Did you really think it was over? Me too. But as I sit in bed alone, away from the warmth of loving arms (and paws,) I ponder, I think, I dwell, and I remember. Remembering sucks. And what brought on this remembering, pondering, dwelling, thinking and sucking, was a late and sleepless night of sifting through pictures and delving back in time without the muted benefits of a prescription fed brain. But admit it; you've missed me. I know I have.
I feel like I've been living some one else's life for so many years. I'd forgotten what the drugs subdue. I'd forgotten about those pesky sads and feels. Yet somehow, by having myself drugged away for a time, I've found peace. Or so I thought. Well yes. The truth is that things have been going well for "me." Or the "me" that I've been playing at. But still. . . It seems tonight as though I have come back from hiatus and dawned that old skin; the one that never healed properly before, but just set aside to be mended later. Well it's later, and I'm still wounded.
Looking back I see then that I was eager for drugs. I was eager for anything that could numb me. My passion for life had been drowned in a series of misplaced trust and confidence. It's no wonder I wanted to kill myself at times. And it's no wonder too that when suicide proved useless, and things like trust and confidence became futile, there was little else to be done but to shed my self and allow whatever remained to be numbed by whatever kept the social wolves away.
I quit writing music. I didn't know how anyway. I couldn't feel it. Lyrics became forced and cliche. Music had no emotion anymore. It was just noise. Noise I didn't want to hear. Music rarely touched my mind.

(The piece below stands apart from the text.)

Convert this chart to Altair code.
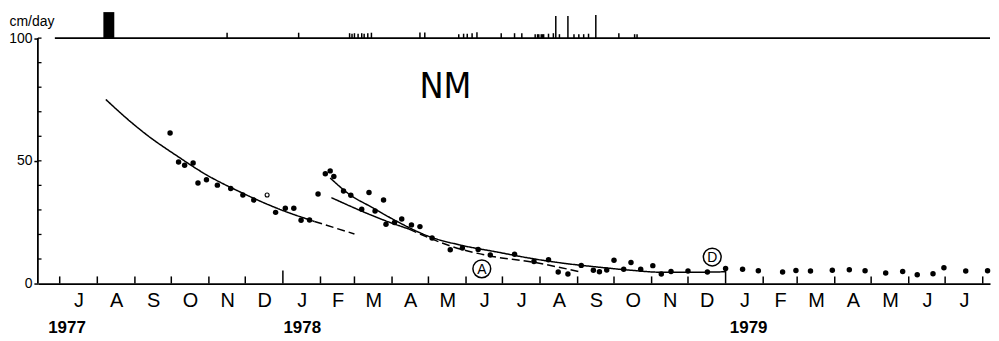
import altair as alt
import pandas as pd

# ---------------- values ----------------
# observations (cm/day)
obs_dates = [
    "1977-09-30", "1977-10-07", "1977-10-12", "1977-10-19", "1977-10-23", "1977-10-30",
    "1977-11-08", "1977-11-19", "1977-11-29", "1977-12-08", "1977-12-26", "1978-01-03",
    "1978-01-10", "1978-01-16", "1978-01-23", "1978-01-30", "1978-02-05", "1978-02-09",
    "1978-02-12", "1978-02-20", "1978-02-26", "1978-03-07", "1978-03-13", "1978-03-18",
    "1978-03-25", "1978-03-27", "1978-04-03", "1978-04-09", "1978-04-17", "1978-04-24",
    "1978-05-04", "1978-05-19", "1978-05-29", "1978-06-11", "1978-06-21", "1978-07-11",
    "1978-07-27", "1978-08-08", "1978-08-16", "1978-08-24", "1978-09-04", "1978-09-14",
    "1978-09-19", "1978-09-25", "1978-10-01", "1978-10-09", "1978-10-15", "1978-10-23",
    "1978-11-02", "1978-11-09", "1978-11-17", "1978-12-01", "1978-12-17", "1979-01-01",
    "1979-01-15", "1979-01-28", "1979-02-17", "1979-02-28", "1979-03-12", "1979-03-30",
    "1979-04-13", "1979-04-26", "1979-05-13", "1979-05-27", "1979-06-08", "1979-06-21",
    "1979-06-30", "1979-07-18", "1979-08-05",
]
obs_vals = [
    61.3, 49.5, 48.2, 49.1, 41.0, 42.3,
    40.1, 38.7, 36.1, 34.0, 29.0, 30.7,
    30.7, 25.8, 25.9, 36.5, 44.7, 45.9,
    43.6, 37.7, 36.0, 30.3, 37.1, 29.6,
    34.0, 24.2, 24.9, 26.3, 23.9, 23.2,
    18.6, 13.8, 14.5, 13.9, 11.6, 11.9,
    9.0, 9.7, 4.7, 3.9, 7.4, 5.4,
    4.8, 5.5, 9.5, 5.8, 8.6, 5.8,
    7.3, 3.9, 4.9, 5.1, 4.7, 6.1,
    5.8, 5.2, 4.7, 5.3, 5.1, 5.4,
    5.6, 5.2, 4.3, 4.9, 3.6, 4.0,
    6.4, 5.1, 5.2,
]
open_dates = ["1977-12-19"]
open_vals = [36.1]

# fitted curves
c1_dates = ["1977-08-08", "1977-08-28", "1977-09-11", "1977-10-06", "1977-10-30",
            "1977-11-29", "1977-12-26", "1978-01-27"]
c1_vals = [75.0, 66.1, 60.5, 51.9, 44.3, 36.8, 30.9, 25.3]
c1d_dates = ["1978-01-27", "1978-03-01"]
c1d_vals = [25.3, 20.2]
c2_dates = ["1978-02-09", "1978-02-25", "1978-03-16", "1978-04-04", "1978-05-02",
            "1978-05-29", "1978-06-26", "1978-07-24", "1978-08-20", "1978-09-16",
            "1978-10-13", "1978-11-10", "1978-12-05", "1979-01-01"]
c2_vals = [43.0, 36.3, 30.9, 25.6, 19.1, 15.5, 12.9, 10.3, 8.3, 6.8, 5.5, 4.6, 4.6, 4.8]
c3_dates = ["1978-02-10", "1978-03-07", "1978-03-27", "1978-04-15"]
c3_vals = [35.0, 29.5, 25.5, 22.2]
c3d_dates = ["1978-04-15", "1978-05-18", "1978-06-20", "1978-07-24", "1978-09-02"]
c3d_vals = [22.2, 15.5, 11.3, 8.9, 4.9]

# rainfall strip
rain_dates = [
    "1977-11-16", "1978-01-14",
    "1978-02-25", "1978-02-27", "1978-03-01", "1978-03-04", "1978-03-07", "1978-03-09",
    "1978-03-12", "1978-03-15", "1978-04-24", "1978-04-28",
    "1978-05-26", "1978-05-30", "1978-06-02", "1978-06-06", "1978-06-10",
    "1978-06-30", "1978-07-11", "1978-07-17",
    "1978-07-28", "1978-07-30", "1978-07-31", "1978-08-02", "1978-08-03", "1978-08-04",
    "1978-08-08", "1978-08-12", "1978-08-14", "1978-08-17", "1978-08-24",
    "1978-08-29", "1978-09-02", "1978-09-06", "1978-09-10", "1978-09-16",
    "1978-10-05", "1978-10-18", "1978-10-20",
]
rain_vals = [
    2.2, 2.2,
    2.0, 1.8, 2.0, 1.8, 2.0, 1.8,
    2.0, 2.2, 2.3, 2.3,
    1.6, 1.8, 1.8, 2.0, 2.4,
    2.0, 2.0, 2.0,
    1.6, 1.6, 1.6, 1.6, 1.6, 1.6,
    1.8, 2.0, 9.0, 1.6, 9.0,
    1.6, 1.6, 1.6, 1.8, 9.4,
    2.0, 1.6, 1.6,
]
storm_start = ["1977-08-06"]
storm_end = ["1977-08-15"]
storm_vals = [10.6]
rain_line_start = "1977-06-27"

# annotations / labels
circle_labels = ["A", "D"]
circle_dates = ["1978-06-14", "1978-12-21"]
circle_vals = [6.0, 10.8]
site_label = "NM"
site_date = "1978-05-15"
site_val = 75.4
unit_label = "cm/day"
year_labels = ["1977", "1978", "1979"]
year_dates = ["1977-07-07", "1978-01-17", "1979-01-20"]
month_letters = ["J", "F", "M", "A", "M", "J", "J", "A", "S", "O", "N", "D"]
y_label_values = [0, 50, 100]
y_minor_values = [10, 20, 30, 40, 50, 60, 70, 80, 90, 100]
x_start = "1977-06-13"
x_end = "1979-08-07"

# ---------------- layout ----------------
W, H = 956, 276
Y_TOP = 112
FONT = "Liberation Sans"

month_starts = pd.date_range("1977-07-01", "1979-08-01", freq="MS")
mid_months = [a + (b - a) / 2 for a, b in zip(month_starts[:-1], month_starts[1:])]
mid_ms = [int((t - pd.Timestamp("1970-01-01")) // pd.Timedelta("1ms")) for t in mid_months]
letters_js = "[" + ",".join("'%s'" % m for m in month_letters) + "]"

xs = pd.Timestamp(x_start)
xe = pd.Timestamp(x_end)
xscale = alt.Scale(
    type="utc",
    domain=[alt.DateTime(year=xs.year, month=xs.month, date=xs.day, utc=True),
            alt.DateTime(year=xe.year, month=xe.month, date=xe.day, utc=True)],
)
xaxis = alt.Axis(
    values=mid_ms, labelExpr=letters_js + "[utcmonth(datum.value)]",
    ticks=False, tickSize=0, grid=False, domain=True, domainColor="black",
    domainWidth=1.8, labelFont=FONT, labelFontSize=20, labelColor="black",
    labelPadding=17, labelBaseline="middle", labelFlush=False, labelOverlap=False,
    title=None,
)
yscale = alt.Scale(domain=[0, Y_TOP], nice=False)
yaxis = alt.Axis(
    values=y_label_values, grid=False, domain=False, tickSize=4, tickColor="black",
    tickWidth=1.5, labelFont=FONT, labelFontSize=14, labelColor="black",
    labelPadding=2, title=None,
)


def X(field="date"):
    return alt.X(field + ":T", scale=xscale, axis=xaxis)


def Y(field="v"):
    return alt.Y(field + ":Q", scale=yscale, axis=yaxis)


# y axis line and inward minor ticks
yline = alt.Chart(pd.DataFrame({"date": [x_start], "v": [0], "v2": [100]})).mark_rule(
    color="black", strokeWidth=1.8).encode(x=X(), y=Y(), y2="v2:Q")
minor_df = pd.DataFrame({
    "date": [x_start] * len(y_minor_values),
    "date2": [(xs + pd.Timedelta(days=3)).strftime("%Y-%m-%d")] * len(y_minor_values),
    "v": y_minor_values,
})
yminor = alt.Chart(minor_df).mark_rule(color="black", strokeWidth=1.3).encode(
    x=X(), x2="date2:T", y=Y())

# inward month ticks (January ones longer)
mt_df = pd.DataFrame({
    "date": [d.strftime("%Y-%m-%d") for d in month_starts],
    "v": [0] * len(month_starts),
    "v2": [5.3 if d.month == 1 else 2.9 for d in month_starts],
})
mticks = alt.Chart(mt_df).mark_rule(color="black", strokeWidth=1.5).encode(
    x=X(), y=Y(), y2="v2:Q")

# rainfall strip
rline = alt.Chart(pd.DataFrame({"date": [rain_line_start], "date2": [x_end], "v": [100]})).mark_rule(
    color="black", strokeWidth=1.8).encode(x=X(), x2="date2:T", y=Y())
rain_df = pd.DataFrame({"date": rain_dates, "v": [100] * len(rain_dates),
                        "v2": [100 + r for r in rain_vals]})
rticks = alt.Chart(rain_df).mark_rule(color="black", strokeWidth=1.5).encode(
    x=X(), y=Y(), y2="v2:Q")
storm_df = pd.DataFrame({"date": storm_start, "date2": storm_end, "v": [100] * len(storm_start),
                         "v2": [100 + s for s in storm_vals]})
storm = alt.Chart(storm_df).mark_rect(color="black").encode(
    x=X(), x2="date2:T", y=Y(), y2="v2:Q")

# curves
curve_parts = [("c1", "solid", c1_dates, c1_vals), ("c1d", "dashed", c1d_dates, c1d_vals),
               ("c2", "solid", c2_dates, c2_vals), ("c3", "solid", c3_dates, c3_vals),
               ("c3d", "dashed", c3d_dates, c3d_vals)]
curve_df = pd.concat([
    pd.DataFrame({"date": d, "v": v, "curve": name, "style": style})
    for name, style, d, v in curve_parts
], ignore_index=True)
curves = alt.Chart(curve_df).mark_line(color="black", strokeWidth=1.5, interpolate="monotone").encode(
    x=X(), y=Y(), detail="curve:N",
    strokeDash=alt.StrokeDash("style:N", scale=alt.Scale(domain=["solid", "dashed"],
                                                          range=[[1, 0], [8, 4]]), legend=None),
)

# points
pts = alt.Chart(pd.DataFrame({"date": obs_dates, "v": obs_vals})).mark_circle(
    size=30, color="black", opacity=1).encode(x=X(), y=Y())
opts = alt.Chart(pd.DataFrame({"date": open_dates, "v": open_vals})).mark_point(
    shape="circle", size=16, filled=False, color="black", strokeWidth=1.1, opacity=1).encode(x=X(), y=Y())

# circled letters
circ_df = pd.DataFrame({"date": circle_dates, "v": circle_vals, "label": circle_labels})
circs = alt.Chart(circ_df).mark_point(shape="circle", size=320, filled=False, color="black",
                                      strokeWidth=1.5, opacity=1).encode(x=X(), y=Y())
circt = alt.Chart(circ_df).mark_text(font=FONT, fontSize=14, color="black", baseline="middle",
                                     align="center", dy=1).encode(x=X(), y=Y(), text="label:N")

# NM title
site = alt.Chart(pd.DataFrame({"date": [site_date], "v": [site_val], "label": [site_label]})).mark_text(
    font="DejaVu Sans Condensed, Liberation Sans", fontSize=36, color="black",
    baseline="alphabetic", align="center"
).encode(x=X(), y=Y(), text="label:N")

# unit label
unit = alt.Chart(pd.DataFrame({"date": [x_start], "v": [105], "label": [unit_label]})).mark_text(
    font=FONT, fontSize=14, color="black", baseline="alphabetic", align="center", dx=-6
).encode(x=X(), y=Y(), text="label:N")

# year labels
years = alt.Chart(pd.DataFrame({"date": year_dates, "label": year_labels})).mark_text(
    font=FONT, fontSize=17, fontWeight="bold", color="black", baseline="middle", align="center"
).encode(x=X(), y=alt.value(H + 45), text="label:N")

chart = alt.layer(
    yline, yminor, mticks, rline, rticks, storm, curves, pts, opts, circs, circt, site, unit, years
).properties(width=W, height=H, padding=0, background="white").configure_view(stroke=None)

chart.save("out.html", embed_options={"renderer": "svg", "actions": False})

I couldn't find the time or energy to go exploring, or hiking. My camera became yet another outdated dead piece of technology that sat in a drawer. It had taken all the pictures I cared to see or think about. In fact, I hardly looked at them anymore, as my computer fell into disrepair. I simply didn't care. Or maybe I didn't have the nerve to continue with them. It seemed as though the spirit of the things had died. And now they were near forgotten relics of some one's life I used to live.
I still wanted. I still had desire. I just couldn't define what I was in want of. I tended to my work, and the yard. I never concerned myself with things beyond those unless pressed. I left myself but one good friend and dared not allow any others. I retreated into my mind more than I had since I was a small child. The world beyond my bones did not concern me. Much of me was locked away. The rest was subdued. I have never been more depressed than the times I've been treated with drugs for depression.
But in all that dismal day-to-day, I found a value in staying busy that I had never seen before. I found stability in it. I've never felt stability before. It's different than feeling stable, or being stable. Feeling stability in one's self for the first time is subtle, and takes time to realize the feeling. For this reason it's unlikely that most people wouldn't recognize the feeling, having probably become accustomed to it at a much younger age than I. But when you're an adult experiencing stability of self for the first time, once you have recognized it enough to look back on it and see it, it is a profound emotion; an empowering emotion. Although it may take, yet again, a lengthy time to reveal, the tools you will have moving forward can change a person's life. Maybe yours.
So I've ditched the pills. They served their purpose in their time and now that time has ended. They taught my brain how to live knuckled down without needing to erupt. And that's a skill I don't plan to forget. But now it's time to un-inprison my wrongfully convicted brain and let it do what it always has, unimpeded and with new conviction. It will never find peace and happiness otherwise. Viva la brain! Viva, Love, Music!